2

Would somebody be able to explain to me how to use the location parameter with the gamma.fit function in Scipy?

It seems to me that a location parameter (μ) changes the support of the distribution from x ≥ 0 to y = ( x - μ ) ≥ 0. If μ is positive then aren't we losing all the data which doesn't satisfy x - μ ≥ 0?

Thanks!

Christian K.
  • 2,785
  • 18
  • 40
emac
  • 35
  • 1
  • 3

1 Answers1

7

The fit function takes all of the data into consideration when finding a fit. Adding noise to your data will alter the fit parameters and can give a distribution that does not represent the data very well. So we have to be a bit clever when we are using fit.
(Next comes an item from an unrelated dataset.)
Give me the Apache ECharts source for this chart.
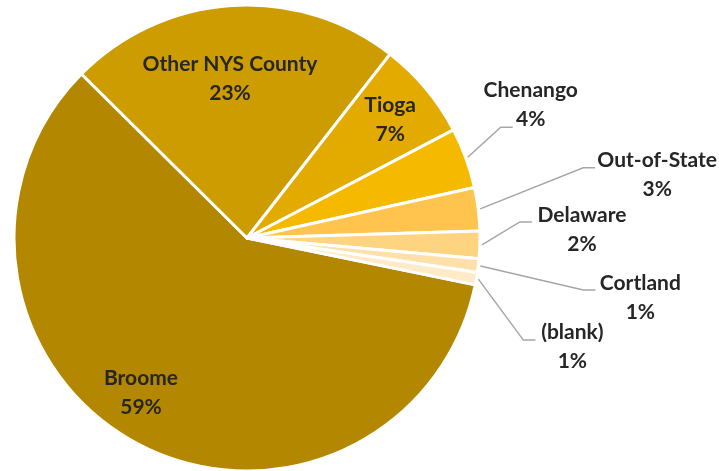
<!DOCTYPE html>
<html>
<head>
<meta charset="utf-8">
<script src="https://cdn.jsdelivr.net/npm/echarts@6/dist/echarts.min.js"></script>
<style>
  html, body { margin: 0; padding: 0; background: #fff; }
  #main { width: 719px; height: 471px; }
</style>
</head>
<body>
<div id="main"></div>
<script>
// categories and shares (percent), clockwise from Broome
var categories = ['Broome', 'Other NYS County', 'Tioga', 'Chenango', 'Out-of-State', 'Delaware', 'Cortland', '(blank)'];
var shares = [59.2, 23.1, 6.8, 4.2, 3.0, 1.9, 0.95, 0.85];
var colors = ['#B38800', '#CC9C00', '#E3AA00', '#F5BA00', '#FFC44D', '#FFD480', '#FFE0AA', '#FFEBC8'];

// label placement (styling only)
var insideLabels = ['Broome', 'Other NYS County', 'Tioga'];
var insideRatio = [0.806, 0.687, 0.796];   // distance from centre / radius
var insideTurn = [6.2, -2.4, 0.4];          // degrees off the slice mid-angle
// outside labels: offset of label centre from slice edge, and leader end from label centre
var outsideShift = {
  'Chenango': [63, -53, -18, 23],
  'Out-of-State': [177, -34, -62, -7],
  'Delaware': [100, -15, -50, -8],
  'Cortland': [160, 32, -45, -8],
  '(blank)': [94, 68, -37, -7]
};

var chart = echarts.init(document.getElementById('main'));

var cx = 247, cy = 238, R = 233;
var startAngle = 348.4; // math degrees, Broome starts here

// mid-angle (compass degrees, clockwise from north) of each slice
var total = shares.reduce(function (a, b) { return a + b; }, 0);
var midAngles = [];
var acc = 90 - startAngle;
shares.forEach(function (v) {
  var span = v / total * 360;
  midAngles.push(acc + span / 2);
  acc += span;
});
function polar(deg, r) {
  var a = deg * Math.PI / 180;
  return [cx + r * Math.sin(a), cy - r * Math.cos(a)];
}

var pieData = categories.map(function (name, i) {
  var inside = insideLabels.indexOf(name) >= 0;
  var item = {
    name: name,
    value: shares[i],
    itemStyle: { color: colors[i] },
    label: { position: inside ? 'inside' : 'outside' }
  };
  if (!inside) {
    item.labelLine = { show: true, length: 10, length2: 10 };
  }
  return item;
});

var option = {
  animation: false,
  series: [{
    type: 'pie',
    center: [cx, cy],
    radius: R,
    startAngle: startAngle,
    clockwise: true,
    avoidLabelOverlap: false,
    percentPrecision: 0,
    itemStyle: { borderColor: '#fff', borderWidth: 3 },
    label: {
      formatter: '{b}\n{d}%',
      fontFamily: 'Lato',
      fontWeight: 'bold',
      fontSize: 21,
      lineHeight: 29,
      color: '#262626',
      align: 'center'
    },
    labelLine: {
      lineStyle: { color: '#A6A6A6', width: 1.5 },
      smooth: false
    },
    labelLayout: function (p) {
      var name = categories[p.dataIndex];
      var k = insideLabels.indexOf(name);
      if (k >= 0) {
        var pt = polar(midAngles[p.dataIndex] + insideTurn[k], R * insideRatio[k]);
        return { x: pt[0], y: pt[1], align: 'center', verticalAlign: 'middle' };
      }
      var s = outsideShift[name];
      var edge = polar(midAngles[p.dataIndex], R + 2);
      var lx = edge[0] + s[0], ly = edge[1] + s[1];
      var ex = lx + s[2], ey = ly + s[3];
      return {
        x: lx, y: ly, align: 'center', verticalAlign: 'middle',
        labelLinePoints: [edge, [ex - 12, ey], [ex, ey]]
      };
    },
    data: pieData
  }]
};

chart.setOption(option);
</script>
</body>
</html>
Below is some code that generates data, y1, with loc=2 and scale=1 using numpy. It also adds noise to the data over the range 0 to 10 to create y2. Fitting y1 yield excellent results, but attempting to fit the noisy y2 is problematic. The noise we added smears out the distribution. However, we can also hold 1 or more parameters constant when fitting the data. In this case we pass floc=2 to the fit, which forces the location to be held at 2 when performing the fit, returning much better results.

from scipy.stats import gamma
import numpy as np
import matplotlib.pyplot as plt

x = np.arange(0,10,.1)
y1 = np.random.gamma(shape=1, scale=1, size=1000) + 2  # sets loc = 2 
y2 = np.hstack((y1, 10*np.random.rand(100)))  # add noise from 0 to 10

# fit the distributions, get the PDF distribution using the parameters
shape1, loc1, scale1 = gamma.fit(y1)
g1 = gamma.pdf(x=x, a=shape1, loc=loc1, scale=scale1)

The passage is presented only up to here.